- _Your instructions_:
Take the lines of the data below from the very first through the line containing "Chart.register(...registerables)" and output them exactly, pictures excluded.
▼
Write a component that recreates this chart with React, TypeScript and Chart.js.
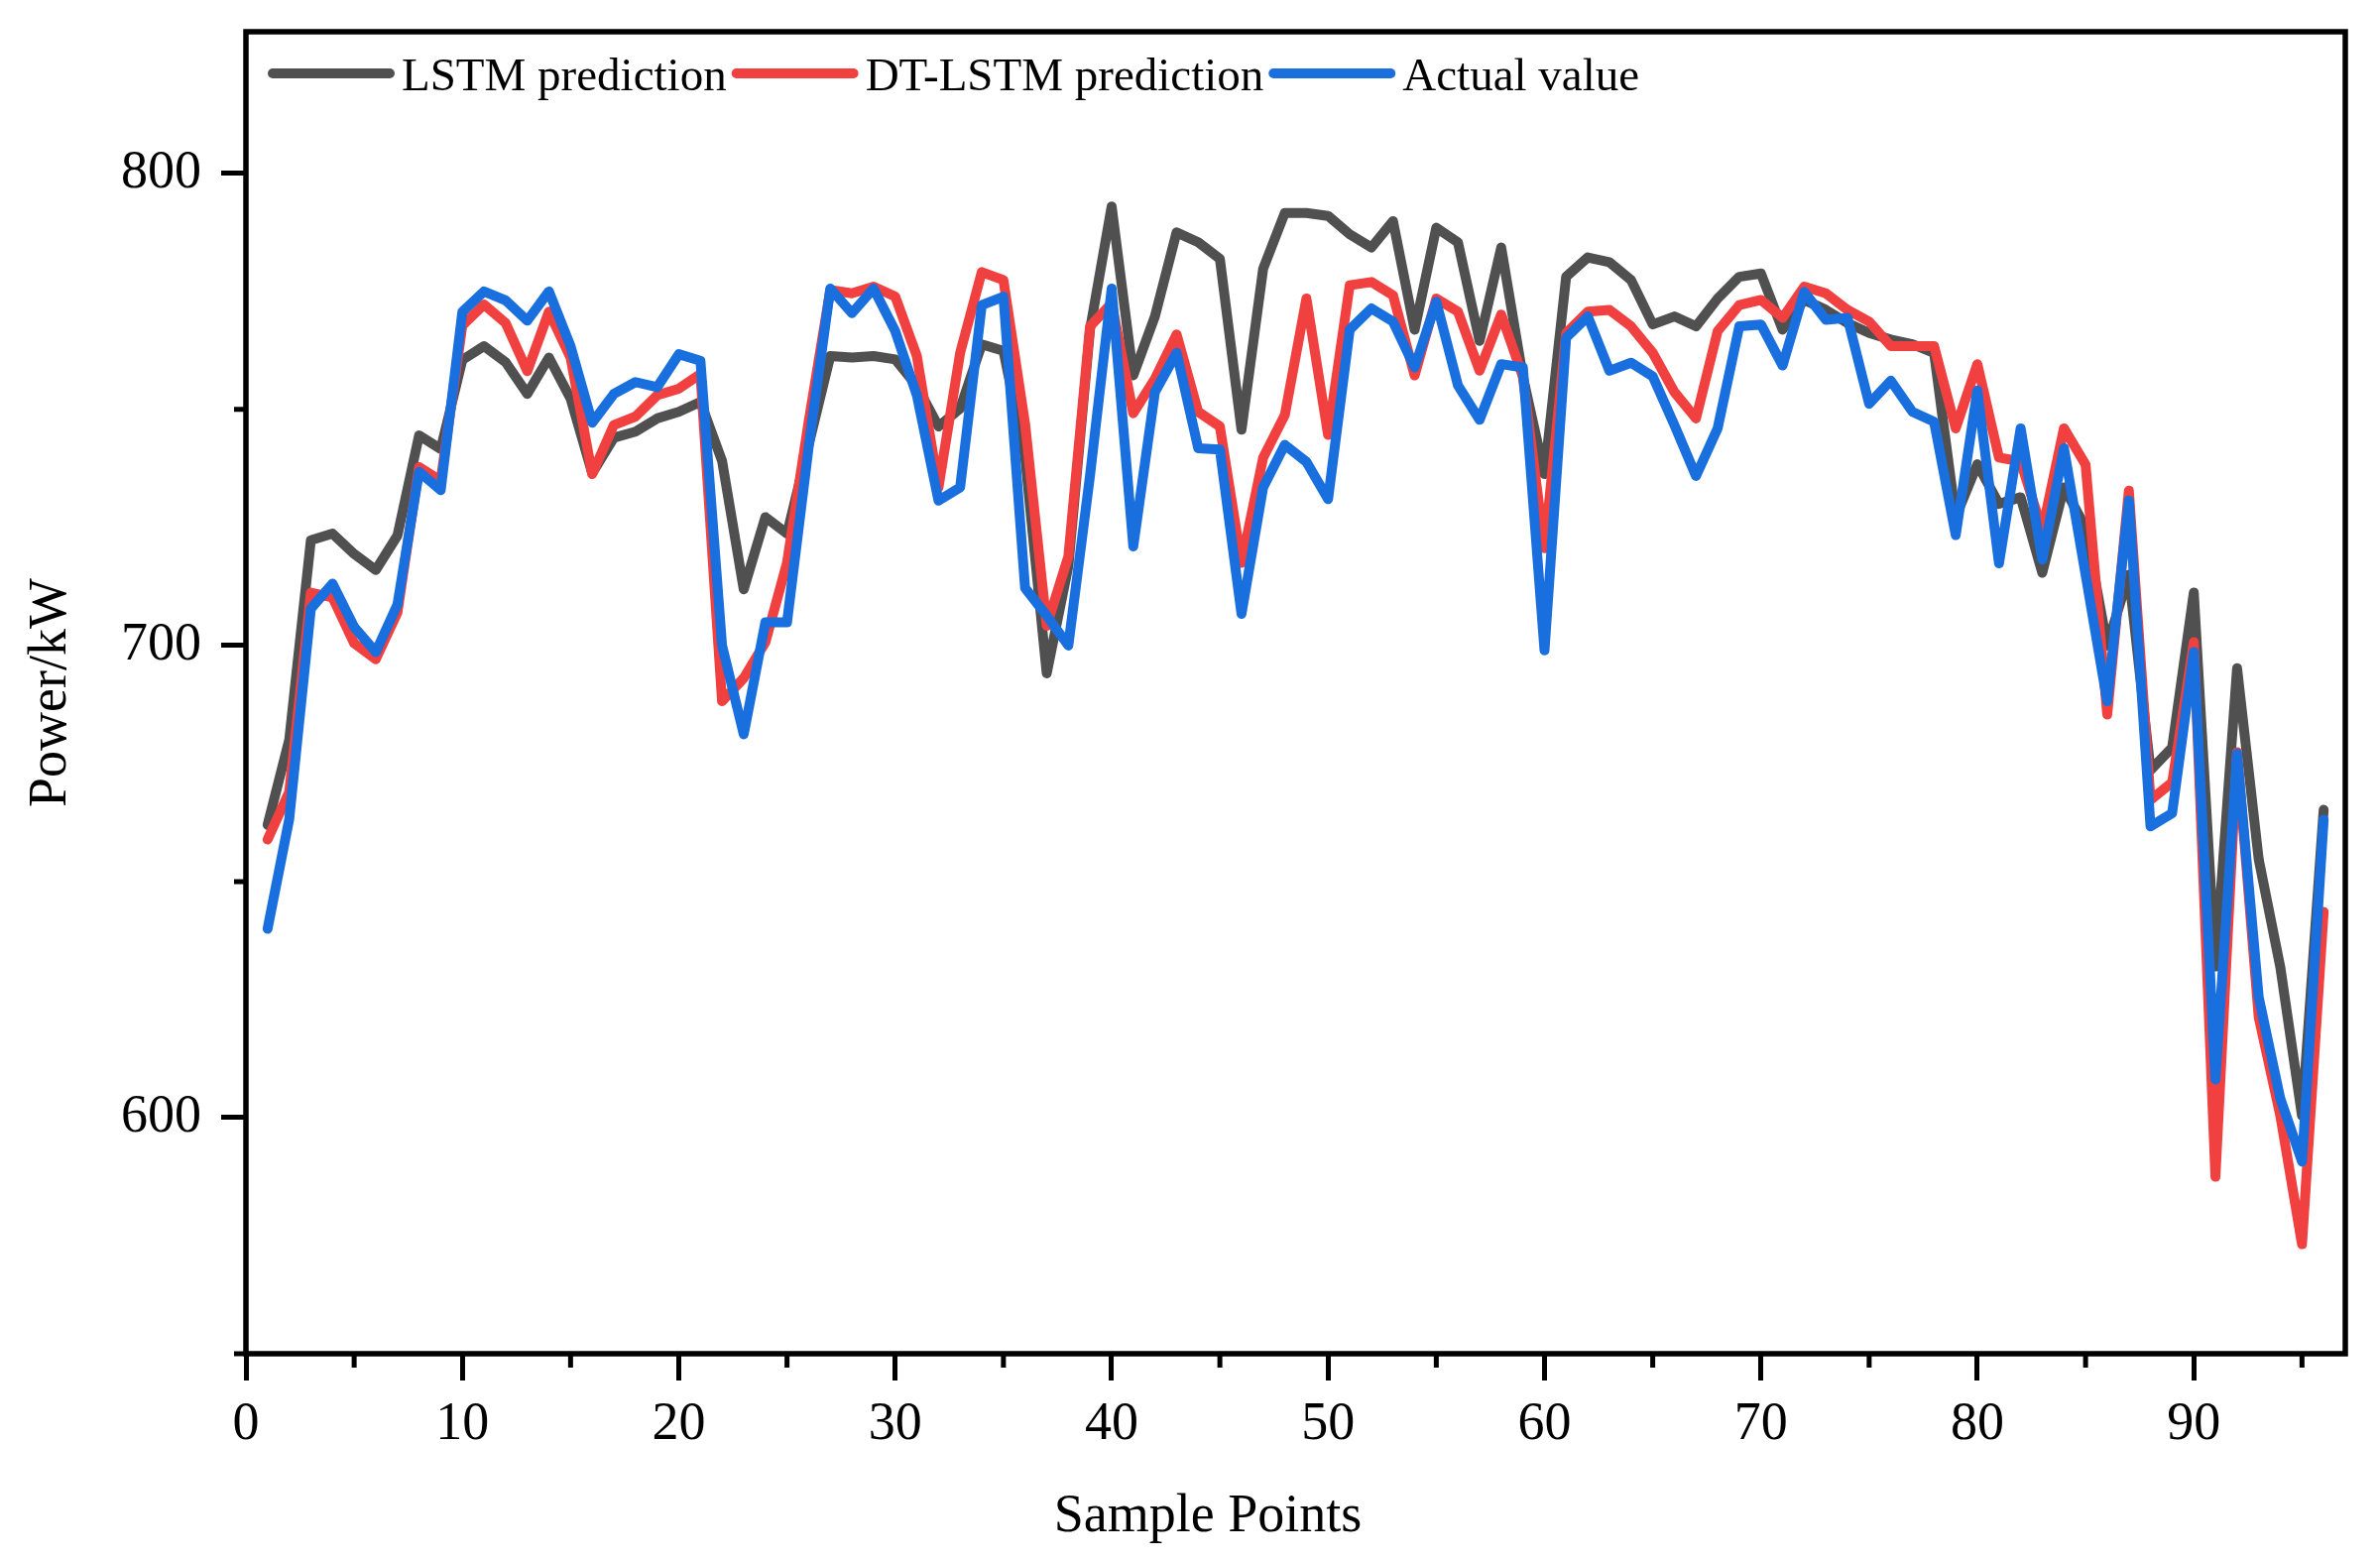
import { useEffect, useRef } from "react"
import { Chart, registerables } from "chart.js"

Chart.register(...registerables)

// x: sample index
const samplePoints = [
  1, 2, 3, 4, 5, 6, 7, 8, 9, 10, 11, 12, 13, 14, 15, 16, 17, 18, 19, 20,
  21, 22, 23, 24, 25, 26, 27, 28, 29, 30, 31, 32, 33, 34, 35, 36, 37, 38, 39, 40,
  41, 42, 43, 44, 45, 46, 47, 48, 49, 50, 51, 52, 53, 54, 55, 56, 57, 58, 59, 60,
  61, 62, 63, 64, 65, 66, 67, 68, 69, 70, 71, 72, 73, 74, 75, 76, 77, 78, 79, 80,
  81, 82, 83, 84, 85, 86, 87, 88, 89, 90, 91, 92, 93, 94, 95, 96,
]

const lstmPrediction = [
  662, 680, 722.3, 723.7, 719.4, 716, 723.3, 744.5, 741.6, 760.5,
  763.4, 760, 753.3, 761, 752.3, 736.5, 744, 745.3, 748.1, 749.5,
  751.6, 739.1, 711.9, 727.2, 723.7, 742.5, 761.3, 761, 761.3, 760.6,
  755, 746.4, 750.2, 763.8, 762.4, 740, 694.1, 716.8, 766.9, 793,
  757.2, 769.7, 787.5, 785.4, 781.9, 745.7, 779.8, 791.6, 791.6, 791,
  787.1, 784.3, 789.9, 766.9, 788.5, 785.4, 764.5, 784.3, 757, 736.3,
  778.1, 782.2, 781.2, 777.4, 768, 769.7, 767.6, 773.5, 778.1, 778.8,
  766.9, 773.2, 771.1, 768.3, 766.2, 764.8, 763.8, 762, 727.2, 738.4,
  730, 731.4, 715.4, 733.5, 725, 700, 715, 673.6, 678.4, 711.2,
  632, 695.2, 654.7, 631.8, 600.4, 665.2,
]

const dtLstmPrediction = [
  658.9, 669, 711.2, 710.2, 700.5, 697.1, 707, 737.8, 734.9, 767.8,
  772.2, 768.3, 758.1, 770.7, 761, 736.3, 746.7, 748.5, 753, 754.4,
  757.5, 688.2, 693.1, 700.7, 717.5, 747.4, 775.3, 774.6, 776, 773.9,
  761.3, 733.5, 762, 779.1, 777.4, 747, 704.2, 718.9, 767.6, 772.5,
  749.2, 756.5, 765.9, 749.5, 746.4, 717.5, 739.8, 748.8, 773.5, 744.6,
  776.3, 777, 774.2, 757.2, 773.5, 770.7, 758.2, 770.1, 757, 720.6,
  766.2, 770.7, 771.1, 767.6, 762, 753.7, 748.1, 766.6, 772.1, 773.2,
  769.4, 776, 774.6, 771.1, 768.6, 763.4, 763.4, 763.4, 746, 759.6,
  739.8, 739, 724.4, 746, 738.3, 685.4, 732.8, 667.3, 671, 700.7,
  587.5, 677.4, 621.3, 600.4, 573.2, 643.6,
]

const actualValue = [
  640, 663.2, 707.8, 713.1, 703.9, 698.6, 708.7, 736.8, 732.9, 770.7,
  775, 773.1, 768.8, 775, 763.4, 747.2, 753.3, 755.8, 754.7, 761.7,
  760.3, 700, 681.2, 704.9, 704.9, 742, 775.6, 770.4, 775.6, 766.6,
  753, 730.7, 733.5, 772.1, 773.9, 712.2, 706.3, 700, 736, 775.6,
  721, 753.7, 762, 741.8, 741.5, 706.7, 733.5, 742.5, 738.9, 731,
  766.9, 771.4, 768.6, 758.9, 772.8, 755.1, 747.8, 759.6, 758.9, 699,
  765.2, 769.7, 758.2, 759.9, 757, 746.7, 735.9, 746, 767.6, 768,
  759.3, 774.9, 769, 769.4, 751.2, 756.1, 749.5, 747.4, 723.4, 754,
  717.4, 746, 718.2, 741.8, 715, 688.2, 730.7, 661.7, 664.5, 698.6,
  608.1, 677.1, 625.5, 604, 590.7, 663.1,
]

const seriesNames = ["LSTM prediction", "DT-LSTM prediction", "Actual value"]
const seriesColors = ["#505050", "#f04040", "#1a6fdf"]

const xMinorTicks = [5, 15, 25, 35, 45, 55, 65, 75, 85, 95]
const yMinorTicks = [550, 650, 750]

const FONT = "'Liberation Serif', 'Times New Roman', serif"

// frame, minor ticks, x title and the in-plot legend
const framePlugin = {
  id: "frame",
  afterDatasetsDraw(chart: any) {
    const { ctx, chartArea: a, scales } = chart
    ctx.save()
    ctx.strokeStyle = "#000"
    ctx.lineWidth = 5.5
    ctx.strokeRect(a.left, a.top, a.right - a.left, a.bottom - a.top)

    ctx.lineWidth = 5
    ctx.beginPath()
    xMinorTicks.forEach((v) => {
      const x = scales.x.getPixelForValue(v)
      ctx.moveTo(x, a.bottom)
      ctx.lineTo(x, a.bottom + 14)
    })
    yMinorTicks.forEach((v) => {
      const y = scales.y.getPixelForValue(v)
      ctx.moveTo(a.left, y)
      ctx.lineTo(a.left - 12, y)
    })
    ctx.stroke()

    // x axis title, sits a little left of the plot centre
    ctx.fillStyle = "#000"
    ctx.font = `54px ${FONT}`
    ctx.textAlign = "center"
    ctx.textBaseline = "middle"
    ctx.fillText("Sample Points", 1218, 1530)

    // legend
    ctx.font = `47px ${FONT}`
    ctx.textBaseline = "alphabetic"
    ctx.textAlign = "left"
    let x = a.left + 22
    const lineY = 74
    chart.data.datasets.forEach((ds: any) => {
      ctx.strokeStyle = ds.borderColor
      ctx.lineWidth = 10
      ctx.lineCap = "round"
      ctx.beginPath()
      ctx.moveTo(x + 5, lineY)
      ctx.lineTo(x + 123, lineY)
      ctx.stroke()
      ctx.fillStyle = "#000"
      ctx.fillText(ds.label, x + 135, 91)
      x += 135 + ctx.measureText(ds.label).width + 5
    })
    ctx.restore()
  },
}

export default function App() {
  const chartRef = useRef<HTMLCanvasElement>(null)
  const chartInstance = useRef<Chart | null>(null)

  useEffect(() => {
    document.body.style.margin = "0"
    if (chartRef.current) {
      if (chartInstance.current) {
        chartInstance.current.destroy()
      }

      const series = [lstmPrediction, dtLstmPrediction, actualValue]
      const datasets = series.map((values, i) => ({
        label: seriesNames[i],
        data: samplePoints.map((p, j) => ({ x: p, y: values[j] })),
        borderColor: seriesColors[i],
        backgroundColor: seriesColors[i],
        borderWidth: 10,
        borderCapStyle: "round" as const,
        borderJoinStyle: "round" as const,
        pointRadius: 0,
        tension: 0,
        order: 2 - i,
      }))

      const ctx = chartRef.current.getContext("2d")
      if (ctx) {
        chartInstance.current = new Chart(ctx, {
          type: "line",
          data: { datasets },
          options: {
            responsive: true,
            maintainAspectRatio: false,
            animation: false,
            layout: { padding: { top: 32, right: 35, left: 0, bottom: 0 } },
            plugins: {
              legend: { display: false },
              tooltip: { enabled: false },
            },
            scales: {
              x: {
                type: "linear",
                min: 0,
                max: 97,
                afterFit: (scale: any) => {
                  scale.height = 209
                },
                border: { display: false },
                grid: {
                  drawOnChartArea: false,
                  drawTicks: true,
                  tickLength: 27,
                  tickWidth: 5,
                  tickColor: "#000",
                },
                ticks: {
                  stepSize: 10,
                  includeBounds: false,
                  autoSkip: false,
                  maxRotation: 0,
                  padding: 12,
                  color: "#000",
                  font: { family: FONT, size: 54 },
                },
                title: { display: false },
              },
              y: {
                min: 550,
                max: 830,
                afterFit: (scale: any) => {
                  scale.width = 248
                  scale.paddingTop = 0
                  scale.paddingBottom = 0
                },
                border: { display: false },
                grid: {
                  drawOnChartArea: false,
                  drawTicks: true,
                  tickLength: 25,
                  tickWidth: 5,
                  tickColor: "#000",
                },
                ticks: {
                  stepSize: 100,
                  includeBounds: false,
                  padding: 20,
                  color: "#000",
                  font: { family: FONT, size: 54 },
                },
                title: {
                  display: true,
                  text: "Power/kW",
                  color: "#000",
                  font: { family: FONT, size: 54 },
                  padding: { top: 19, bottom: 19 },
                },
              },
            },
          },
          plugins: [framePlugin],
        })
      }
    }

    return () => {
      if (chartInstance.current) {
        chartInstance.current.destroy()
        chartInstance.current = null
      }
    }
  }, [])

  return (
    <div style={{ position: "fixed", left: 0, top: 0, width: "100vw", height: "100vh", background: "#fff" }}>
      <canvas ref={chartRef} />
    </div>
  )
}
▲
- _Task response_:
Write a component that recreates this chart with React, TypeScript and Chart.js.
import { useEffect, useRef } from "react"
import { Chart, registerables } from "chart.js"

Chart.register(...registerables)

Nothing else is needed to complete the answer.